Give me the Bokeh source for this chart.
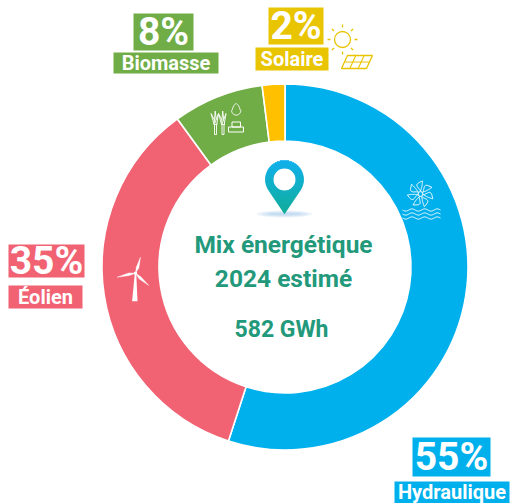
import numpy as np
from bokeh.plotting import figure
from bokeh.models import ColumnDataSource
from bokeh.core.properties import value
from bokeh.embed import file_html
from bokeh.resources import INLINE

categories = ["Hydraulique", "Éolien", "Biomasse", "Solaire"]
shares = [55, 35, 8, 2]
ring_colors = ["#00B0EC", "#F16273", "#70AD47", "#FFC000"]
label_colors = ["#00B0EC", "#F16273", "#70AD47", "#E9C400"]
center_lines = ["Mix énergétique", "2024 estimé", "582 GWh"]

W, H = 510, 503
TEAL = "#23997B"

p = figure(width=W, height=H, x_range=(0, W), y_range=(0, H), output_backend="svg",
           toolbar_location=None, min_border=0, outline_line_color=None)
p.axis.visible = False
p.grid.visible = False

def Y(py):
    return H - np.asarray(py, dtype=float)

# ring -------------------------------------------------------------------
cx, cy, r_out, r_in = 284.5, 266.5, 183, 126
fractions = np.array(shares) / sum(shares)
cum = np.concatenate([[0], np.cumsum(fractions)])
src = ColumnDataSource(dict(
    start=np.pi / 2 - 2 * np.pi * cum[:-1],
    end=np.pi / 2 - 2 * np.pi * cum[1:],
    color=ring_colors, name=categories,
))
p.annular_wedge(x=cx, y=float(Y(cy)), inner_radius=r_in, outer_radius=r_out,
                start_angle="start", end_angle="end", direction="clock",
                fill_color="color", line_color="white", line_width=1.6, source=src)

# labels -----------------------------------------------------------------
pct_boxes = [(412, 490, 437, 476), (8, 84, 244, 277), (133, 193, 13, 50), (268, 323, 7, 44)]
name_boxes = [(394, 509, 481, 503), (8, 82, 285, 308), (113, 218, 52, 73), (255, 328, 47, 70)]
for i, cat in enumerate(categories):
    for box, txt, size in ((pct_boxes[i], f"{shares[i]}%", "39px"), (name_boxes[i], cat, "20px")):
        l, r, t, b = box
        p.quad(left=l, right=r, top=float(Y(t)), bottom=float(Y(b)), fill_color=label_colors[i], line_color=None)
        p.text(x=[(l + r) / 2], y=[float(Y((t + b) / 2 - 0.5))], text=[txt], text_color="white",
               text_font=value("Roboto"), text_font_style="bold", text_font_size=size,
               text_align="center", text_baseline="middle")

# centre text ------------------------------------------------------------
for txt, px, py, size in zip(center_lines, (283, 283, 281), (244, 278, 329), ("24.5px", "24.5px", "23px")):
    p.text(x=[px], y=[float(Y(py))], text=[txt], text_color=TEAL, text_font=value("Roboto"),
           text_font_style="bold", text_font_size=size, text_align="center", text_baseline="middle")

# map pin ----------------------------------------------------------------
for w, h, a in ((56, 7, .18), (46, 5, .25), (34, 3, .3)):
    p.ellipse(x=284, y=float(Y(213.5)), width=w, height=h, fill_color="#9CC4E8", fill_alpha=a, line_color=None)
pin_top, pin_tip, pin_cy, pin_r = 160, 213, 179, 19
c1, c2 = np.array([8, 174, 236]), np.array([6, 170, 150])
d_t = pin_tip - pin_cy
tang_y = pin_r * pin_r / d_t
for py in np.arange(pin_top, pin_tip, 1.0):
    yy = py + .5 - pin_cy
    if yy <= tang_y:
        hw = np.sqrt(max(pin_r ** 2 - yy ** 2, 0))
    else:
        hw = np.sqrt(pin_r ** 2 - tang_y ** 2) * (d_t - yy) / (d_t - tang_y)
    t = (py - pin_top) / (pin_tip - pin_top)
    col = c1 + (c2 - c1) * t
    p.quad(left=284 - hw, right=284 + hw, top=float(Y(py)), bottom=float(Y(py + 1)),
           fill_color="#%02x%02x%02x" % tuple(int(v) for v in col),
           line_color="#%02x%02x%02x" % tuple(int(v) for v in col), line_width=0.6)
p.circle(x=284, y=float(Y(pin_cy)), radius=11, fill_color="white", line_color=None)

# wind turbine -----------------------------------------------------------
hub = (135, 272.7)
for tip in ((140, 256.7), (116.7, 276.7), (148.3, 285)):
    dx, dy = tip[0] - hub[0], tip[1] - hub[1]
    n = np.hypot(dx, dy); nx, ny = -dy / n, dx / n
    mx, my = hub[0] + dx * .35, hub[1] + dy * .35
    p.patch(x=[hub[0], mx + nx * 1.7, tip[0], mx - nx * 1.0],
            y=list(Y([hub[1], my + ny * 1.7, tip[1], my - ny * 1.0])), fill_color="white", line_color="white", line_width=.4)
p.patch(x=[134.2, 135.8, 137, 131.6], y=list(Y([274, 274, 300.7, 300.7])), fill_color="white", line_color=None)
p.circle(x=hub[0], y=float(Y(hub[1])), radius=1.8, fill_color="white", line_color=None)

# hydro icon -------------------------------------------------------------
hx, hy = 420, 193.5
for k in range(7):
    a = np.pi / 2 + k * 2 * np.pi / 7
    s = np.linspace(0, 1, 24)
    u = 2.8 + 10.2 * s
    lead = 4.4 * np.sin(np.pi * s ** 1.5)
    trail = 0.9 * np.sin(np.pi * s)
    bend = 2.0 * s ** 2
    xs = np.concatenate([u, u[::-1]])
    ys = np.concatenate([lead - bend, (-trail - bend)[::-1]])
    xs = np.append(xs, xs[0]); ys = np.append(ys, ys[0])
    px = hx + xs * np.cos(a) - ys * np.sin(a)
    py = hy - (xs * np.sin(a) + ys * np.cos(a))
    p.line(x=px, y=Y(py), line_color="white", line_width=1)
p.circle(x=hx, y=float(Y(hy)), radius=2.4, fill_color=None, line_color="white", line_width=1)
wx = np.linspace(402, 440, 80)
for base in (209.5, 213.5, 217.5):
    p.line(x=wx, y=Y(base + 1.1 * np.sin((wx - 402) / 38 * 3 * 2 * np.pi)), line_color="white", line_width=1)

# biomass icon -----------------------------------------------------------
for sx in (215, 222.5):
    p.quad(left=sx - 1, right=sx + 1, top=float(Y(120)), bottom=float(Y(134)), fill_color=None, line_color="white", line_width=.9)
    for tipx, tipy, w in ((sx - 4.5, 113, 1.4), (sx - .3, 110.5, 1.4), (sx + 3, 113, 1.2)):
        p.patch(x=[sx - w, tipx, sx + w], y=list(Y([124, tipy, 124])), fill_color="#70AD47", line_color="white", line_width=.9)
th = np.linspace(0, 2 * np.pi, 60)
dxs = 235.7 + 4.6 * np.sin(th) * np.where(np.cos(th) > 0, np.sin(th / 2) ** 0.4, 1)
dys = 110 - np.where(np.cos(th) > 0, 7 * np.cos(th), 4.6 * np.cos(th))
p.line(x=dxs, y=Y(dys), line_color="white", line_width=1)
for l, r, t, b in ((231.5, 240, 121.5, 126.5), (228, 243, 126.5, 131.5)):
    p.quad(left=l, right=r, top=float(Y(t)), bottom=float(Y(b)), fill_color=None, line_color="white", line_width=1)

# solar icon -------------------------------------------------------------
sc = (342, 39)
p.circle(x=sc[0], y=float(Y(sc[1])), radius=8, fill_color=None, line_color="#E9C400", line_width=1.3)
for k in range(8):
    a = k * np.pi / 4
    p.line(x=[sc[0] + 12 * np.cos(a), sc[0] + 15 * np.cos(a)],
           y=Y([sc[1] + 12 * np.sin(a), sc[1] + 15 * np.sin(a)]), line_color="#E9C400", line_width=1.3)
TL, TR, BR, BL = (347, 55), (372, 55), (366, 68), (341, 68)
p.patch(x=[TL[0], TR[0], BR[0], BL[0]], y=list(Y([TL[1], TR[1], BR[1], BL[1]])), fill_color=None,
        line_color="#E9C400", line_width=1.3)
for f in (1 / 3, 2 / 3):
    p.line(x=[TL[0] + (TR[0] - TL[0]) * f, BL[0] + (BR[0] - BL[0]) * f], y=Y([55, 68]), line_color="#E9C400", line_width=1.1)
p.line(x=[344, 369], y=Y([61.5, 61.5]), line_color="#E9C400", line_width=1.1)

open("out.html", "w").write(file_html(p, INLINE))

*TO DO*. Leave the pictures out and please restate exactly the lines running from the start of the material through the one with "return H - np.asarray(py, dtype=float)".

*RESPONSE*.
Give me the Bokeh source for this chart.
import numpy as np
from bokeh.plotting import figure
from bokeh.models import ColumnDataSource
from bokeh.core.properties import value
from bokeh.embed import file_html
from bokeh.resources import INLINE

categories = ["Hydraulique", "Éolien", "Biomasse", "Solaire"]
shares = [55, 35, 8, 2]
ring_colors = ["#00B0EC", "#F16273", "#70AD47", "#FFC000"]
label_colors = ["#00B0EC", "#F16273", "#70AD47", "#E9C400"]
center_lines = ["Mix énergétique", "2024 estimé", "582 GWh"]

W, H = 510, 503
TEAL = "#23997B"

p = figure(width=W, height=H, x_range=(0, W), y_range=(0, H), output_backend="svg",
           toolbar_location=None, min_border=0, outline_line_color=None)
p.axis.visible = False
p.grid.visible = False

def Y(py):
    return H - np.asarray(py, dtype=float)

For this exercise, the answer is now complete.